Non è un’arte come tutte le altre. La moda è la più onnipresente delle arti. Non c’è bisogno di varcare la soglia di musei, le gallerie o le piazze pubbliche per farne conoscenza. Il suo luogo è la materia stessa che ci dà vita e di cui siamo forma: il nostro corpo. I vestiti aderiscono alla sua pelle, lo seguono in ogni suo gesto, sostengono ogni suo respiro. Nessun’altra arte può rivendicare questa prossimità all’umanità, nessun’altra potrà mai disporre dello stesso potere di liberare o imprigionare uomini e donne. Prima ancora di manipolare questo giornale o posarvi su questa scrivania, prima ancora di vedere i colori del paesaggio che vi circonda e gustare gli odori che vi penetrano, c’è una porzione di mondo di cui siete appena coscienti che ha rinunciato alla propria forma per seguire la linea delle gambe e del vostro petto, che si aggrappa ai vostri piedi e al vostro bacino, come a voler costringere il mondo a diventare la vostra pelle.
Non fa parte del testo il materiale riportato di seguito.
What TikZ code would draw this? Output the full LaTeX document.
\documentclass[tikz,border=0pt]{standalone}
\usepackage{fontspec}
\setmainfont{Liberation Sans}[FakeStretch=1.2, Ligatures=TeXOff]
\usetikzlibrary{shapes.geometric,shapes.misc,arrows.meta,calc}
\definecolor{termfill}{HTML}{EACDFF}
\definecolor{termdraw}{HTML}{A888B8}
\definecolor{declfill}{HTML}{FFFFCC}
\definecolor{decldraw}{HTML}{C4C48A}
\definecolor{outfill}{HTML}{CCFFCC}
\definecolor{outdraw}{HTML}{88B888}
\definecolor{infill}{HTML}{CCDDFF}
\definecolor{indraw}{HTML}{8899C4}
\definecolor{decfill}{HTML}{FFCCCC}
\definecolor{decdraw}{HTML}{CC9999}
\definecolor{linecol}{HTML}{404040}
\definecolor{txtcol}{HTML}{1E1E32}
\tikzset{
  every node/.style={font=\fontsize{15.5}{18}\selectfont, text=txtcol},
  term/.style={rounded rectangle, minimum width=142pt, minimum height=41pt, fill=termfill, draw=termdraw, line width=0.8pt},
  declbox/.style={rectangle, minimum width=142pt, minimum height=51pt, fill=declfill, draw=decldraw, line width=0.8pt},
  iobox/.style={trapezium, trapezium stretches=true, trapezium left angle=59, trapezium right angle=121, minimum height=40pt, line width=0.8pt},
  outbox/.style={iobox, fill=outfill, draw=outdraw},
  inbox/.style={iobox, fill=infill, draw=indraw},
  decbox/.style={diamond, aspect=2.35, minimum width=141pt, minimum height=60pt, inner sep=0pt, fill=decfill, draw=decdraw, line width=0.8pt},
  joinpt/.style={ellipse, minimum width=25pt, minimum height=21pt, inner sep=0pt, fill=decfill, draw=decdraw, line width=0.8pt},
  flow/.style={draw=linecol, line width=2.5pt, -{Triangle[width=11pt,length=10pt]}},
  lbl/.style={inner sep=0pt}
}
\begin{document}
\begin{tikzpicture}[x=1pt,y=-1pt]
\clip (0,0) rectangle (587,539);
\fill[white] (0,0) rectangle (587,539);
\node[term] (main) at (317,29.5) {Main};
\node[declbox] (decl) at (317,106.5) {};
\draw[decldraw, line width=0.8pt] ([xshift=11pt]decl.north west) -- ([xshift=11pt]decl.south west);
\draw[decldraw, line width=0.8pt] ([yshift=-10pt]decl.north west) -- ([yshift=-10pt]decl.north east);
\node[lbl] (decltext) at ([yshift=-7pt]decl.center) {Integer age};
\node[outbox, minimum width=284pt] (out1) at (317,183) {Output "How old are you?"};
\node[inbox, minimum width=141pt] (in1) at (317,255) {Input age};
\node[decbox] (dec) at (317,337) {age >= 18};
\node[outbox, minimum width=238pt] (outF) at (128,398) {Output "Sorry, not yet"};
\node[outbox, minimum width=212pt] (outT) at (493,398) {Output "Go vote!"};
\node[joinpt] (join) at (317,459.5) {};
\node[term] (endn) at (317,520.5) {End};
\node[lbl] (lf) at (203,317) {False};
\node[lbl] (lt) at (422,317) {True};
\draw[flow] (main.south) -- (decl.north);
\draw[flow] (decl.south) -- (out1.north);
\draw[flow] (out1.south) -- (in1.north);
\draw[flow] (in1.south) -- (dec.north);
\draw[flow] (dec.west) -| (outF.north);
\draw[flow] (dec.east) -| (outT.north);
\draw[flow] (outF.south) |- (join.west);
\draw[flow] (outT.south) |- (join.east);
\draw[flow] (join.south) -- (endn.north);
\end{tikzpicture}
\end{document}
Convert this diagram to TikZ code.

La moda crea il primo mondo di ciascuno di noi, quello in cui ci immergiamo ogni giorno, e lo costringe ad adeguarsi ai nostri bisogni, ai nostri sogni, alle nostre fedi così fragili e arbitrarie. Prima ancora di costruire case, abbiamo imparato a trasformare le cose nella nostra pelle, a fare del mondo il nostro stesso volto. Proprio per questo, come nessun altro oggetto d’arte, gli abiti sono capaci di modificare e trasformare non solo la nostra identità, il nostro modo di vivere e d’essere, ma la realtà stessa della Terra. Quanto uno stilista ha nelle sue mani non è solo uno specchio con cui alimentare il narcisismo delle masse, ma la tecnica che rende possibile l’equilibrio tra umanità e mondo.
Non è un’arte come tutte le altre. La moda è la più sociale delle arti. A differenza delle opere d’arte tradizionali, gli abiti non sono riservati a un’élite di connaisseurs. Tutti ne hanno e ne debbono avere, quale che sia la classe sociale, il ceto, il contesto da cui provengono o la situazione in cui sono immersi.
Miti antichi raccontano che, prima ancora di inventare e fabbricare tessuti, l’uomo abbia ricavato i primissimi vestiti dalla caccia: le vesti erano le spoglie degli animali uccisi, i mantelli dei viventi di cui l’uomo si era nutrito o da cui si era difeso. È per questo, forse, che la moda custodisce da sempre una malcelata crudeltà: indifferentemente dai tagli e dalle misure che impone al corpo umano, v’è qualcosa di demonico nei suoi gesti e nelle sue opere. Ed è probabilmente a causa di questa lontana origine, soprattutto, che tutti gli abiti sono maschere: vestirsi significa da sempre, alla lettera, mettersi nella pelle degli altri, incarnarsi in un altro corpo. Solo la pelle, del resto, può divenire abito: un vestito non è un oggetto appoggiato casualmente su un corpo, ma materia che aderisce talmente al corpo fino a diventarne il respiro più intimo. È questa la lezione dell’opera dello stilista Azzedine Alaïa: la moda non è forma, non è disegno, è il tessuto che diventa pelle, un pelle a pelle con il corpo di uomini e donne.
Ciò che chiamiamo morale, forse, non è che una conseguenza della necessità di indossare abiti: vestirsi deve significare, ogni volta, la pelle altrui nel nostro privatissimo, illeggibile, incomunicabile tatuaggio.